### To do
Produce nothing but an exact copy of the lines from the one containing "Reproduce this chart" through the one containing "ax2 = fig.add_axes([36", and do not carry over pictures.

══════════════════════════════

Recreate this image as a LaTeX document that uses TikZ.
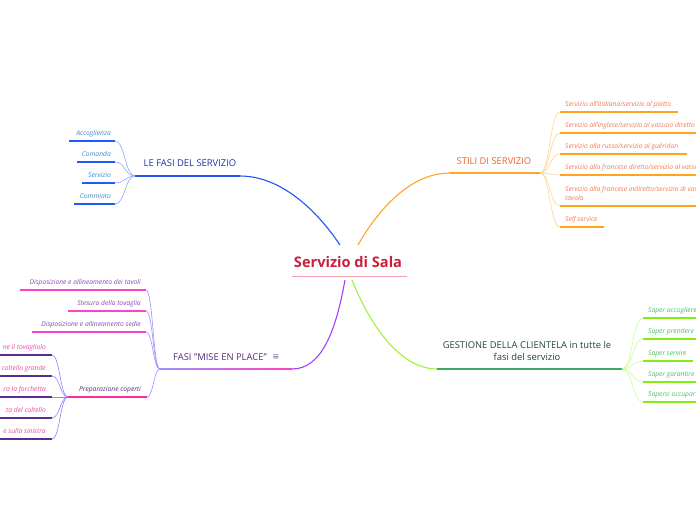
\documentclass[tikz,border=0pt]{standalone}
\usepackage{fontspec}
\setmainfont{Open Sans}
\newfontfamily\symfont{DejaVu Sans}
\usetikzlibrary{calc}
\definecolor{blueMain}{HTML}{2255EE}
\definecolor{blueTitle}{HTML}{1F2FA8}
\definecolor{blueText}{HTML}{3B8BD0}
\definecolor{blueLine}{HTML}{1E5BFF}
\definecolor{blueConn}{HTML}{8FA8FF}
\definecolor{orangeMain}{HTML}{FFA528}
\definecolor{orangeTitle}{HTML}{F0622A}
\definecolor{orangeText}{HTML}{F27A55}
\definecolor{orangeLine}{HTML}{FFA41C}
\definecolor{orangeConn}{HTML}{FFD58A}
\definecolor{greenMain}{HTML}{A0F040}
\definecolor{greenTitle}{HTML}{1E4A30}
\definecolor{greenUnder}{HTML}{3DAA6A}
\definecolor{greenText}{HTML}{4CC060}
\definecolor{greenLine}{HTML}{80EE10}
\definecolor{greenConn}{HTML}{C8FF90}
\definecolor{purpleMain}{HTML}{A040FF}
\definecolor{purpleTitle}{HTML}{5A2A78}
\definecolor{purpleText}{HTML}{8A4AB0}
\definecolor{pinkLine}{HTML}{FF40C8}
\definecolor{purpleConn}{HTML}{A090FF}
\definecolor{prepText}{HTML}{5A2A88}
\definecolor{prepLine}{HTML}{FF2AA0}
\definecolor{prepChildText}{HTML}{E84AA8}
\definecolor{prepChildLine}{HTML}{5A2D90}
\definecolor{prepConn}{HTML}{8C80FF}
\definecolor{titleCol}{HTML}{C8203A}
\definecolor{titleLine}{HTML}{F4A0B0}
\newcommand{\conn}[3]{\draw[#1] let \p1=(#2), \p2=(#3) in (#2) .. controls ({(\x1+\x2)/2},\y1) and ({(\x1+\x2)/2},\y2) .. (#3);}
\tikzset{
  leaf/.style={inner sep=0pt, font=\fontsize{6.7}{8.2}\selectfont\itshape},
  topic/.style={inner sep=0pt, font=\fontsize{9.4}{11.5}\selectfont, align=center},
  conline/.style={line width=0.6pt},
  uline/.style={line width=1.4pt},
}
\begin{document}
\begin{tikzpicture}[x=1pt,y=-1pt]
\useasboundingbox (0,0) rectangle (696,520);
\clip (0,0) rectangle (696,520);
\fill[white] (0,0) rectangle (696,520);

% center
\node[inner sep=0pt, font=\fontsize{14.6}{16}\selectfont\bfseries, text=titleCol] (root) at (348,262) {Servizio di Sala};
\coordinate (rootL) at (292,276);
\coordinate (rootR) at (407,276);
\draw[titleLine, line width=0.6pt] (rootL) -- (rootR);
\coordinate (cB) at (340,245);
\coordinate (cO) at (358,245);
\coordinate (cG) at (352,280);
\coordinate (cP) at (345,280);

% ---------------- blue branch
\coordinate (bA) at (240,176);
\coordinate (bF) at (135,176);
\draw[blueMain, line width=1.1pt] (cB) .. controls (318,212) and (282,176) .. (bA);
\draw[blueMain, uline] (bA) -- (bF);
\node[topic, text=blueTitle, anchor=base] (fasi) at (190,166.5) {LE FASI DEL SERVIZIO};
\foreach \k/\t/\y/\x in {b1/Accoglienza/141/69, b2/Comanda/162/77, b3/Servizio/183/82, b4/Commiato/204/74}{
  \coordinate (\k R) at (115,\y);
  \coordinate (\k L) at (\x,\y);
  \draw[blueLine, uline] (\k L) -- (\k R);
  \conn{blueConn, conline}{bF}{\k R}
  \node[leaf, text=blueText, anchor=base east] (\k) at (111,\y-5.5) {\t};
}

% ---------------- orange branch
\coordinate (oA) at (450,173);
\coordinate (oF) at (540,173);
\draw[orangeMain, line width=1.1pt] (cO) .. controls (378,210) and (410,173) .. (oA);
\draw[orangeMain, uline] (oA) -- (oF);
\node[topic, text=orangeTitle, anchor=base] (stili) at (494,164.5) {STILI DI SERVIZIO};
\foreach \k/\t/\y/\x in {o1/{Servizio all'italiana/servizio al piatto}/112/678, o2/{Servizio all'inglese/servizio al vassoio diretto}/133/720, o3/{Servizio alla russa/servizio al guéridon}/154/687, o4/{Servizio alla francese diretto/servizio al vassoio}/175/720, o6/{Self service}/227/604}{
  \coordinate (\k L) at (560,\y);
  \coordinate (\k R) at (\x,\y);
  \draw[orangeLine, uline] (\k L) -- (\k R);
  \conn{orangeConn, conline}{oF}{\k L}
  \node[leaf, text=orangeText, anchor=base west] (\k) at (565,\y-5.5) {\t};
}
\coordinate (o5L) at (560,206);
\coordinate (o5R) at (720,206);
\draw[orangeLine, uline] (o5L) -- (o5R);
\conn{orangeConn, conline}{oF}{o5L}
\node[leaf, text=orangeText, anchor=base west] (o5a) at (565,191.5) {Servizio alla francese indiretto/servizio di vassoio};
\node[leaf, text=orangeText, anchor=base west] (o5b) at (565,200) {tavola};

% ---------------- green branch
\coordinate (gA) at (437,369);
\coordinate (gF) at (622,369);
\draw[greenMain, line width=1.1pt] (cG) .. controls (370,325) and (400,369) .. (gA);
\draw[greenUnder, uline] (gA) -- (gF);
\node[topic, text=greenTitle] (gest) at (527,351) {GESTIONE DELLA CLIENTELA in tutte le\\fasi del servizio};
\foreach \k/\t/\y/\x in {g1/{Saper accogliere}/318/720, g2/{Saper prendere}/339/720, g3/{Saper servire}/361/693, g4/{Saper garantire}/382/720, g5/{Sapersi occupare}/402/720}{
  \coordinate (\k L) at (643,\y);
  \coordinate (\k R) at (\x,\y);
  \draw[greenLine, uline] (\k L) -- (\k R);
  \conn{greenConn, conline}{gF}{\k L}
  \node[leaf, text=greenText, anchor=base west] (\k) at (648,\y-5.5) {\t};
}

% ---------------- purple branch
\coordinate (pA) at (292,369);
\coordinate (pF) at (160,369);
\draw[purpleMain, line width=1.1pt] (cP) .. controls (336,330) and (322,369) .. (pA);
\shade[left color=purpleConn, right color=pinkLine] ($(pF)+(0,-0.7)$) rectangle ($(pA)+(0,0.7)$);
\node[topic, text=purpleTitle, anchor=base] (mise) at (220,360.5) {FASI "MISE EN PLACE"};
\node[inner sep=0pt, font=\symfont\fontsize{8.5}{9}\selectfont, text=purpleTitle!75] (icon) at (276,357.5) {≡};
\foreach \k/\t/\y/\x in {p1/{Disposizione e allineamento dei tavoli}/290/20, p2/{Stesura della tovaglia}/311/68, p3/{Disposizione e allineamento sedie}/332/32}{
  \coordinate (\k R) at (146,\y);
  \coordinate (\k L) at (\x,\y);
  \draw[pinkLine, uline] (\k L) -- (\k R);
  \conn{purpleConn, conline}{pF}{\k R}
  \node[leaf, text=purpleText, anchor=base east] (\k) at (141,\y-5.5) {\t};
}
% Preparazione coperti
\coordinate (qR) at (147,397);
\coordinate (qF) at (68,397);
\conn{purpleConn, conline}{pF}{qR}
\draw[prepLine, uline] (qF) -- (qR);
\node[leaf, text=prepText, anchor=base] (prep) at (110,391) {Preparazione coperti};
\foreach \k/\t/\y in {q1/{ne il tovagliolo}/355, q2/{coltello grande}/376, q3/{ra la forchetta}/397, q4/{ta del coltello}/418, q5/{e sulla sinistra}/439}{
  \coordinate (\k R) at (52,\y);
  \coordinate (\k L) at (-10,\y);
  \draw[prepChildLine, uline] (\k L) -- (\k R);
  \conn{prepConn, conline}{qF}{\k R}
  \node[leaf, text=prepChildText, anchor=base east] (\k) at (46,\y-5.5) {\t};
}
\end{tikzpicture}
\end{document}
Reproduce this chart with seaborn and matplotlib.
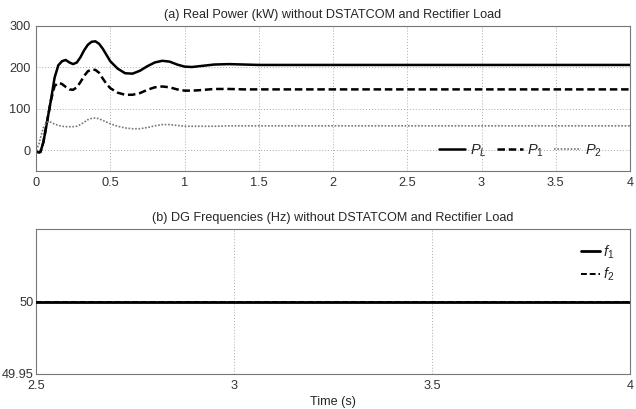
import numpy as np
import pandas as pd
import matplotlib
matplotlib.use("Agg")
import matplotlib.pyplot as plt
from matplotlib.ticker import FormatStrFormatter
import seaborn as sns

# Real power traces (kW) sampled over time (s)
time_s = [0, 0.02, 0.03, 0.05, 0.075, 0.1, 0.125, 0.15, 0.175, 0.2, 0.225, 0.25,
          0.275, 0.3, 0.325, 0.35, 0.375, 0.4, 0.425, 0.45, 0.475, 0.5, 0.55, 0.6,
          0.65, 0.7, 0.75, 0.8, 0.85, 0.9, 0.95, 1.0, 1.05, 1.1, 1.2, 1.3, 1.4, 1.5,
          1.7, 2.0, 3.0, 4.0]
p_load = [-3, -5, -4, 20, 70, 120, 175, 205, 215, 218, 212, 208, 212, 225, 242, 255,
          262, 263, 257, 245, 230, 215, 197, 186, 185, 192, 203, 212, 216, 214, 207,
          202, 201, 203, 207, 208, 207, 206, 206, 206, 206, 206]
p_dg1 = [-3, -5, -4, 20, 70, 120, 155, 163, 160, 153, 147, 146, 152, 165, 180, 191,
         195, 194, 187, 173, 160, 150, 139, 134, 134, 138, 146, 152, 154, 152, 147,
         144, 144, 145, 148, 148, 147, 147, 147, 147, 147, 147]
p_dg2 = [0, 15, 30, 55, 68, 68, 63, 60, 58, 57, 57, 57, 58, 62, 68, 74, 77, 78, 76,
         72, 68, 64, 58, 54, 52, 52, 55, 59, 62, 62, 60, 58, 58, 58, 58, 59, 59, 59,
         59, 59, 59, 59]

# DG frequencies (Hz)
freq_time = [2.5, 4.0]
f_dg1 = [50.0, 50.0]
f_dg2 = [50.0, 50.0]

sns.set_style("white")
plt.rcParams["font.family"] = ["Liberation Sans", "DejaVu Sans"]
plt.rcParams["mathtext.fontset"] = "custom"
plt.rcParams["mathtext.rm"] = "Liberation Sans"
plt.rcParams["mathtext.it"] = "Liberation Sans:italic"
plt.rcParams["font.size"] = 9

fig = plt.figure(figsize=(6.36, 4.09), dpi=100)
ax1 = fig.add_axes([36 / 636, 1 - 171 / 409, 594 / 636, 145 / 409])
ax2 = fig.add_axes([36 / 636, 1 - 374 / 409, 594 / 636, 145 / 409])

power = pd.DataFrame({"t": time_s, "PL": p_load, "P1": p_dg1, "P2": p_dg2})
sns.lineplot(data=power, x="t", y="PL", ax=ax1, color="black", lw=1.8,
             label="$P_L$")
sns.lineplot(data=power, x="t", y="P1", ax=ax1, color="black", lw=1.8,
             linestyle=(0, (3, 1.5)), label="$P_1$")
sns.lineplot(data=power, x="t", y="P2", ax=ax1, color="#777777", lw=1.2,
             linestyle=(0, (1, 1)), label="$P_2$")

freq = pd.DataFrame({"t": freq_time, "f1": f_dg1, "f2": f_dg2})
sns.lineplot(data=freq, x="t", y="f2", ax=ax2, color="black", lw=1.4,
             linestyle=(0, (3, 1.5)), label="$f_2$", zorder=2)
sns.lineplot(data=freq, x="t", y="f1", ax=ax2, color="black", lw=2.0,
             label="$f_1$", zorder=3)

for ax in (ax1, ax2):
    ax.grid(True, linestyle=(0, (1, 2)), color="#aaaaaa", lw=0.7)
    ax.tick_params(direction="in", length=3, colors="#333333", labelsize=9.2,
                   pad=4)
    for s in ax.spines.values():
        s.set_color("#777777")
        s.set_linewidth(0.8)
    ax.set_ylabel("")
    ax.xaxis.set_major_formatter(FormatStrFormatter("%g"))
    ax.yaxis.set_major_formatter(FormatStrFormatter("%g"))

ax1.set_xlim(0, 4)
ax1.set_ylim(-50, 300)
ax1.set_xticks(np.arange(0, 4.01, 0.5))
ax1.set_yticks([0, 100, 200, 300])
ax1.set_xlabel("")
ax1.set_title("(a) Real Power (kW) without DSTATCOM and Rectifier Load",
              fontsize=9.1, pad=6)
ax1.legend(loc="lower right", ncol=3, frameon=False, handlelength=1.8,
           columnspacing=0.7, handletextpad=0.3, fontsize=10.5,
           bbox_to_anchor=(0.975, -0.005))

ax2.set_xlim(2.5, 4)
ax2.set_ylim(49.95, 50.05)
ax2.set_xticks([2.5, 3, 3.5, 4])
ax2.set_yticks([49.95, 50])
ax2.tick_params(axis="y", pad=1.5)
ax2.grid(False, axis="y")
ax2.set_xlabel("Time (s)", fontsize=9.1, labelpad=3)
ax2.set_title("(b) DG Frequencies (Hz) without DSTATCOM and Rectifier Load",
              fontsize=9.1, pad=6)
h, l = ax2.get_legend_handles_labels()
ax2.legend(h[::-1], l[::-1], loc="upper right", frameon=False,
           handlelength=1.3, handletextpad=0.2, fontsize=10.5,
           labelspacing=0.35, bbox_to_anchor=(0.995, 0.99))

fig.savefig("out.png", dpi=100)
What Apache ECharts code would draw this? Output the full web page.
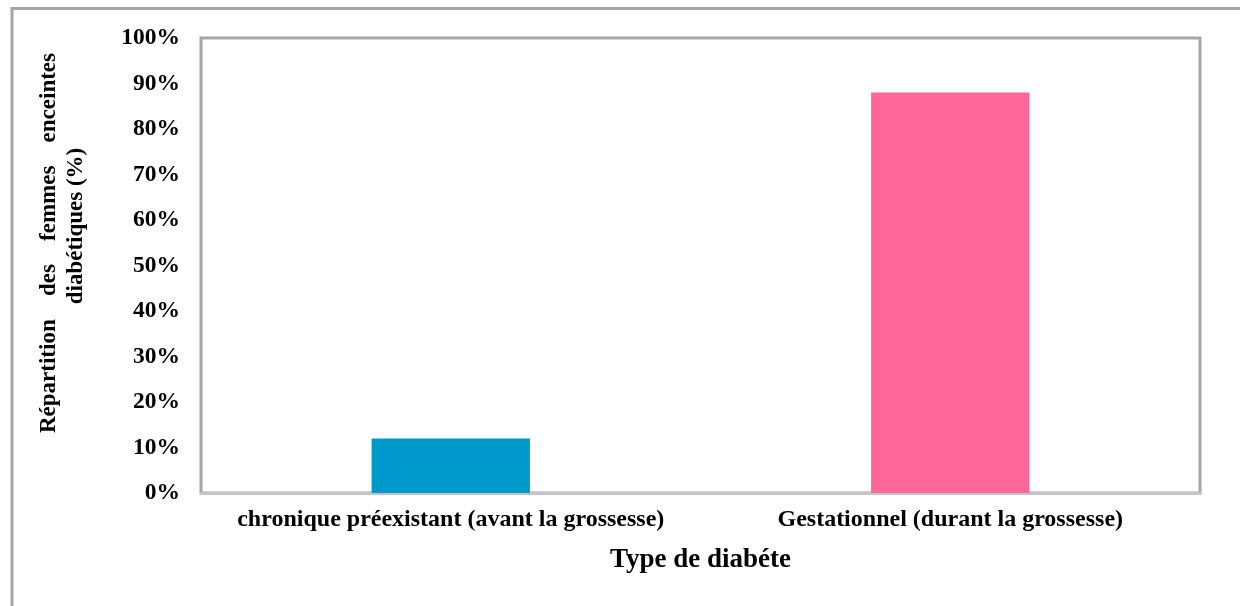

══════════════════════════════

### Reply to the exercise
Reproduce this chart with seaborn and matplotlib.
import numpy as np
import pandas as pd
import matplotlib
matplotlib.use("Agg")
import matplotlib.pyplot as plt
from matplotlib.ticker import FormatStrFormatter
import seaborn as sns

# Real power traces (kW) sampled over time (s)
time_s = [0, 0.02, 0.03, 0.05, 0.075, 0.1, 0.125, 0.15, 0.175, 0.2, 0.225, 0.25,
          0.275, 0.3, 0.325, 0.35, 0.375, 0.4, 0.425, 0.45, 0.475, 0.5, 0.55, 0.6,
          0.65, 0.7, 0.75, 0.8, 0.85, 0.9, 0.95, 1.0, 1.05, 1.1, 1.2, 1.3, 1.4, 1.5,
          1.7, 2.0, 3.0, 4.0]
p_load = [-3, -5, -4, 20, 70, 120, 175, 205, 215, 218, 212, 208, 212, 225, 242, 255,
          262, 263, 257, 245, 230, 215, 197, 186, 185, 192, 203, 212, 216, 214, 207,
          202, 201, 203, 207, 208, 207, 206, 206, 206, 206, 206]
p_dg1 = [-3, -5, -4, 20, 70, 120, 155, 163, 160, 153, 147, 146, 152, 165, 180, 191,
         195, 194, 187, 173, 160, 150, 139, 134, 134, 138, 146, 152, 154, 152, 147,
         144, 144, 145, 148, 148, 147, 147, 147, 147, 147, 147]
p_dg2 = [0, 15, 30, 55, 68, 68, 63, 60, 58, 57, 57, 57, 58, 62, 68, 74, 77, 78, 76,
         72, 68, 64, 58, 54, 52, 52, 55, 59, 62, 62, 60, 58, 58, 58, 58, 59, 59, 59,
         59, 59, 59, 59]

# DG frequencies (Hz)
freq_time = [2.5, 4.0]
f_dg1 = [50.0, 50.0]
f_dg2 = [50.0, 50.0]

sns.set_style("white")
plt.rcParams["font.family"] = ["Liberation Sans", "DejaVu Sans"]
plt.rcParams["mathtext.fontset"] = "custom"
plt.rcParams["mathtext.rm"] = "Liberation Sans"
plt.rcParams["mathtext.it"] = "Liberation Sans:italic"
plt.rcParams["font.size"] = 9

fig = plt.figure(figsize=(6.36, 4.09), dpi=100)
ax1 = fig.add_axes([36 / 636, 1 - 171 / 409, 594 / 636, 145 / 409])
ax2 = fig.add_axes([36 / 636, 1 - 374 / 409, 594 / 636, 145 / 409])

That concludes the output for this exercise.